TASK DETAILS: From the opening line of the records through the line bearing "from matplotlib.ticker import FuncFormatter", set down every line exactly.

--- Start RECORDS SUPPLIED ---

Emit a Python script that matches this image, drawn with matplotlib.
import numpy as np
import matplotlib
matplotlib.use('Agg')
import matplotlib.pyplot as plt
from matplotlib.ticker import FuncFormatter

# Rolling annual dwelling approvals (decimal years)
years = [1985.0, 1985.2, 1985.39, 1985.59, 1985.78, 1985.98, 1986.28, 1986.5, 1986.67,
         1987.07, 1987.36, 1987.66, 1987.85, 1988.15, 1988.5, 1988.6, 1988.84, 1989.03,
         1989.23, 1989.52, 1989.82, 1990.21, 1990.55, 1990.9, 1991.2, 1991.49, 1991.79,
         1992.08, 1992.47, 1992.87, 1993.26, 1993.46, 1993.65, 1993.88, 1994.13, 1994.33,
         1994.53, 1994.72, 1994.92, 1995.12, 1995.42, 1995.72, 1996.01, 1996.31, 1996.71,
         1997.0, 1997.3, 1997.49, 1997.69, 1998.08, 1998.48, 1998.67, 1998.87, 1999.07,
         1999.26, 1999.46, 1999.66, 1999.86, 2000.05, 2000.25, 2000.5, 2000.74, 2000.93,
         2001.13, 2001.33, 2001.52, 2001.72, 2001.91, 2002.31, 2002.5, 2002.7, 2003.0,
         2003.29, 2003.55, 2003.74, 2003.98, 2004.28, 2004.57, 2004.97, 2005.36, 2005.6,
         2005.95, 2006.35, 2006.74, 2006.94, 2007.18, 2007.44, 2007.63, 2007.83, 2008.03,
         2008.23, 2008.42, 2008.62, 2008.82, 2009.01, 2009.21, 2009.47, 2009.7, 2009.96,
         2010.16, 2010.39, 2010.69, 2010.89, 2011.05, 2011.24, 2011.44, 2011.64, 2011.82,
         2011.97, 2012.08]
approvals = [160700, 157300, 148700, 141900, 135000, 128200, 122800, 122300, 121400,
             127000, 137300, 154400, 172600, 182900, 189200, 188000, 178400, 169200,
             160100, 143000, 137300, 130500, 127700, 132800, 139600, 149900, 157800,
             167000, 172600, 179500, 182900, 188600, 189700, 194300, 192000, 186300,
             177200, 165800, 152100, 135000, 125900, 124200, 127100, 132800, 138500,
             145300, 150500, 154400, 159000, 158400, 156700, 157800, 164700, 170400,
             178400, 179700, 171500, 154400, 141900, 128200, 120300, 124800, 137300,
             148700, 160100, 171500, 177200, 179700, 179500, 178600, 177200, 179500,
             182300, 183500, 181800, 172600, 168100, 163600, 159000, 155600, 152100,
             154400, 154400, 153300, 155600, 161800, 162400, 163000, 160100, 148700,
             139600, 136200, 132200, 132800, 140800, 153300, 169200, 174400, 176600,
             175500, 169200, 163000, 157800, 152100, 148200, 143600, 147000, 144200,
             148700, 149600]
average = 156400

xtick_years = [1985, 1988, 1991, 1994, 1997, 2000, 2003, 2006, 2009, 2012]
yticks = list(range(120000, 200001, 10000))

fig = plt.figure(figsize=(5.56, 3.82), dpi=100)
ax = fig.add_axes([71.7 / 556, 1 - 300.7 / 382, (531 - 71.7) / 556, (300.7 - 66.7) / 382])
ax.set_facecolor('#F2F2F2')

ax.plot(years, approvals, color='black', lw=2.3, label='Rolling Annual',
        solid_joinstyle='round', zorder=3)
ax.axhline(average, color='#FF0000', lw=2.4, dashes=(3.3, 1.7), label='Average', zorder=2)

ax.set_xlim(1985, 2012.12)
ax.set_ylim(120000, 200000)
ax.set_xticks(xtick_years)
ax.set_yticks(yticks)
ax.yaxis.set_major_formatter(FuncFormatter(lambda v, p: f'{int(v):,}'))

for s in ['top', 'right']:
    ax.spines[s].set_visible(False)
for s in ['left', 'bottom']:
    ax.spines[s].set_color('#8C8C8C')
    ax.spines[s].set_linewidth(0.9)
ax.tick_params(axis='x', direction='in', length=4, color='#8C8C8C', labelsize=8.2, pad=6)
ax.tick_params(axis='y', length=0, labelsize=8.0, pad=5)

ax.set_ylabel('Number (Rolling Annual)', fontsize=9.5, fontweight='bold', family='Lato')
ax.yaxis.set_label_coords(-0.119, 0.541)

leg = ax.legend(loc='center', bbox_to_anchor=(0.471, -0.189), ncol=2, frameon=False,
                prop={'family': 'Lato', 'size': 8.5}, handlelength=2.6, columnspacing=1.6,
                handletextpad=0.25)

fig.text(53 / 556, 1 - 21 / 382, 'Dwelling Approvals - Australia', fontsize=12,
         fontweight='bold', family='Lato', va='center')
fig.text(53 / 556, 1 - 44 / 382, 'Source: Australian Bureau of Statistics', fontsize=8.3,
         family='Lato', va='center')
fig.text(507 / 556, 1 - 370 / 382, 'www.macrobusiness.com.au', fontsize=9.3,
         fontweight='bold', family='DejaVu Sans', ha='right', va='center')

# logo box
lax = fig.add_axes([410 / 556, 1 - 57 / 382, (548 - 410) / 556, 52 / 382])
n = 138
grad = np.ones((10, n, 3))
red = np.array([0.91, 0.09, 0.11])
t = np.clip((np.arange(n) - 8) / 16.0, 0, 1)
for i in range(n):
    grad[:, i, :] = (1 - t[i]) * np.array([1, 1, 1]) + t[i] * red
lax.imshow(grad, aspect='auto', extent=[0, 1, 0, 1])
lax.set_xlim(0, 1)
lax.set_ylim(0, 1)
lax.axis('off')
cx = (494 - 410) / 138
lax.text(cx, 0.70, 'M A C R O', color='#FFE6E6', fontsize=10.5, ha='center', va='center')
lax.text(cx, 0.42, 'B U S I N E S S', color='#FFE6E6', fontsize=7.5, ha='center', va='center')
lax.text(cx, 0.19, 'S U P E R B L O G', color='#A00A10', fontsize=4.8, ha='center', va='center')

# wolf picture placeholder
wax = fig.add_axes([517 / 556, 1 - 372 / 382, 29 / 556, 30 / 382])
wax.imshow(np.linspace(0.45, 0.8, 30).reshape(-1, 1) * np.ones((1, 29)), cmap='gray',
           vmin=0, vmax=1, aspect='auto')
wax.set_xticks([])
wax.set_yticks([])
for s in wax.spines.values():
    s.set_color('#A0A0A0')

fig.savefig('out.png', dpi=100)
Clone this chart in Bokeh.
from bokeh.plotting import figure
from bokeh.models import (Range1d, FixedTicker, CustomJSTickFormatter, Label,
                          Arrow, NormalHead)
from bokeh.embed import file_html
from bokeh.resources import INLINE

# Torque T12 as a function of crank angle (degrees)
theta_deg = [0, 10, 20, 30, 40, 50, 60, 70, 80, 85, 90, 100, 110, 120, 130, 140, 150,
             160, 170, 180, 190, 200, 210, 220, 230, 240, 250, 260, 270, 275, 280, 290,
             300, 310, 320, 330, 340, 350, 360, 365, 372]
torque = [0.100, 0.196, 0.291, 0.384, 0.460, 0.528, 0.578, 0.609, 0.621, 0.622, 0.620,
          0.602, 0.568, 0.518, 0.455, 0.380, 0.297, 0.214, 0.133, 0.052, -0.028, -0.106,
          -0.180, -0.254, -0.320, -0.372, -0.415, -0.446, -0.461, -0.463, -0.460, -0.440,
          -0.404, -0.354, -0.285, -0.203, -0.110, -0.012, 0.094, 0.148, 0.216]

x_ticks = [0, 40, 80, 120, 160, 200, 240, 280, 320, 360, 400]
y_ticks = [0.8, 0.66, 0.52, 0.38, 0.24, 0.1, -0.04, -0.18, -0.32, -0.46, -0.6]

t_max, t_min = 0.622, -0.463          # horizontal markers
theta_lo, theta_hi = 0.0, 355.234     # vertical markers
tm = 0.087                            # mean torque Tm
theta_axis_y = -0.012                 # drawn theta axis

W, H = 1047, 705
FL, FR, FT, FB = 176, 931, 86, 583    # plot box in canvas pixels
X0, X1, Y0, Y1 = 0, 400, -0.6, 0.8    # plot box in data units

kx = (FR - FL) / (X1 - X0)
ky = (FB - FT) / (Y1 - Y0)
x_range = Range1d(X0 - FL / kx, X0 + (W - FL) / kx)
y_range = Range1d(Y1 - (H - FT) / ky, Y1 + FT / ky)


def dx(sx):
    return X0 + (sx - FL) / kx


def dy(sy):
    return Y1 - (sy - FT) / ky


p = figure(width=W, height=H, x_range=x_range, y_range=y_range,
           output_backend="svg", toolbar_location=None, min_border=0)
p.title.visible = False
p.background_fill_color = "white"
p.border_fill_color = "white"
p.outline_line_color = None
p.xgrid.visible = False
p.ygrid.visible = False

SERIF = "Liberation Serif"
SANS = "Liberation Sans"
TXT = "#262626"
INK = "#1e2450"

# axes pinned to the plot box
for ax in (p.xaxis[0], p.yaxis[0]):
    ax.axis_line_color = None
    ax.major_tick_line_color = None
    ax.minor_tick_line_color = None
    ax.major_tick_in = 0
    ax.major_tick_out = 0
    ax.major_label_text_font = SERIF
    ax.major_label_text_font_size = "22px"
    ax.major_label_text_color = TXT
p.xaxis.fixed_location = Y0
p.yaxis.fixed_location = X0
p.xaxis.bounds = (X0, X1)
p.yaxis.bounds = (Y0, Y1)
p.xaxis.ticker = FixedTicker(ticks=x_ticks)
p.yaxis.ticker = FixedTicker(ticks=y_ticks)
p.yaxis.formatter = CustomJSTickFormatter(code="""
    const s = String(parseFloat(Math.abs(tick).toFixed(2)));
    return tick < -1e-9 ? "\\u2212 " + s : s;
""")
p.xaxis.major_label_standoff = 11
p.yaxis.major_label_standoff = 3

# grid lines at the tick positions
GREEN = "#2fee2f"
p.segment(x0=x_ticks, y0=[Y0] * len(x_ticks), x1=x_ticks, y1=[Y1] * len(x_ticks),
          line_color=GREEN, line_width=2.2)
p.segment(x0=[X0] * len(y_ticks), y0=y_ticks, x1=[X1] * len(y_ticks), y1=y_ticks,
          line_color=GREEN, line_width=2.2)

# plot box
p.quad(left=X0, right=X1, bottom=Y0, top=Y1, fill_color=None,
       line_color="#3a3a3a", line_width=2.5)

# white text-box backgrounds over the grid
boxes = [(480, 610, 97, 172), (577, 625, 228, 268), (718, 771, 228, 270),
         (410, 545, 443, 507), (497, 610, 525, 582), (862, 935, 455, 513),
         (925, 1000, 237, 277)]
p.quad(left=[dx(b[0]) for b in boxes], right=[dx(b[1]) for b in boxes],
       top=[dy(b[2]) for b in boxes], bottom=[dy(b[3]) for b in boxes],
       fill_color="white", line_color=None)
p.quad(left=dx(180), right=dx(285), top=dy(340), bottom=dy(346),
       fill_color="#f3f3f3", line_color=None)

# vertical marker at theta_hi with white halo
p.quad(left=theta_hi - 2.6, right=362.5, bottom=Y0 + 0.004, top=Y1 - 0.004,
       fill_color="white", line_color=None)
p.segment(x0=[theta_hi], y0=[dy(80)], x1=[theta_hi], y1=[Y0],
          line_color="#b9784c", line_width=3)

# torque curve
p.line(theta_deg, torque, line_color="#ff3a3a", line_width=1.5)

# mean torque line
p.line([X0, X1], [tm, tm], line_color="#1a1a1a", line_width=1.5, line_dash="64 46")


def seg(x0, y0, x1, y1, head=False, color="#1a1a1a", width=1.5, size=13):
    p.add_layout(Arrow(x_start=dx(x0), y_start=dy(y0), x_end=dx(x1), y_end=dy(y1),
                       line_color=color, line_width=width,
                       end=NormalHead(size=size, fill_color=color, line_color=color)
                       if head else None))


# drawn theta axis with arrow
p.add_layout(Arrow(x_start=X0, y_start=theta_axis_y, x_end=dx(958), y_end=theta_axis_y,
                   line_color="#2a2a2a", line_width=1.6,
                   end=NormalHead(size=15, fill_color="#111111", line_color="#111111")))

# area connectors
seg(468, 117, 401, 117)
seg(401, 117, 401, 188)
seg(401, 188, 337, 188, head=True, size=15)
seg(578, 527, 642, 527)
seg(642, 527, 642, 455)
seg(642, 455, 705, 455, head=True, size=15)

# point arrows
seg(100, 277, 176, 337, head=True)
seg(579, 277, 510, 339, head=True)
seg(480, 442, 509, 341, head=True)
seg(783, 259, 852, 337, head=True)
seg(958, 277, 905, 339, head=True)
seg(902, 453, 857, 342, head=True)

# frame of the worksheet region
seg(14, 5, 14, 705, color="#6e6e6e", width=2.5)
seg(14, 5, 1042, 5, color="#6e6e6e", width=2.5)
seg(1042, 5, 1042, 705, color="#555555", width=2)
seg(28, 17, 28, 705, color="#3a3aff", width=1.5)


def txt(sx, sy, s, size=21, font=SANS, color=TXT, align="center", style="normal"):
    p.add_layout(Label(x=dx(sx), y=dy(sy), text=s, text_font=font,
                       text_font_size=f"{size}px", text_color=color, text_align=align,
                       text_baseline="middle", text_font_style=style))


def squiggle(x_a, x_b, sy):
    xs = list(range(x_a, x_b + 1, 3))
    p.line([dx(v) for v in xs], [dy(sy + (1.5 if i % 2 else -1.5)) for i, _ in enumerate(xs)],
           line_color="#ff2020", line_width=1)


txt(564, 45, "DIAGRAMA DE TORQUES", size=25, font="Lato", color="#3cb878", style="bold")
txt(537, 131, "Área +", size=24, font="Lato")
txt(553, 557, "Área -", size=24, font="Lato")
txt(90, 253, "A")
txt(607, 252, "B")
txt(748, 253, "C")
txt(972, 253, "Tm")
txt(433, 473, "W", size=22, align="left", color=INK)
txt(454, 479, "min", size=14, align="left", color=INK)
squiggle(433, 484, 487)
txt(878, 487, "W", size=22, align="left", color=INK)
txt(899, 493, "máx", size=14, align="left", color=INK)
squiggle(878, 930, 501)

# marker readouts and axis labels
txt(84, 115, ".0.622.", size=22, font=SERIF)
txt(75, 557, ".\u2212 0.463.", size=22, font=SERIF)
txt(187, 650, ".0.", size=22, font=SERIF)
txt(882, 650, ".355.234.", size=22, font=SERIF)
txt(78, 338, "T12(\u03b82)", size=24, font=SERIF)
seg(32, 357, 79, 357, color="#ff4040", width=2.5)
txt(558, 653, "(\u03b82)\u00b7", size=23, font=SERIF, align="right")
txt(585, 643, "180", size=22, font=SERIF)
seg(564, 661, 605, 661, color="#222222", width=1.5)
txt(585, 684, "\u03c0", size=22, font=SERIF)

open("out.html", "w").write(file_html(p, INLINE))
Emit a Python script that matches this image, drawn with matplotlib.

--- End RECORDS SUPPLIED ---

TASK OUTPUT:
Emit a Python script that matches this image, drawn with matplotlib.
import numpy as np
import matplotlib
matplotlib.use('Agg')
import matplotlib.pyplot as plt
from matplotlib.ticker import FuncFormatter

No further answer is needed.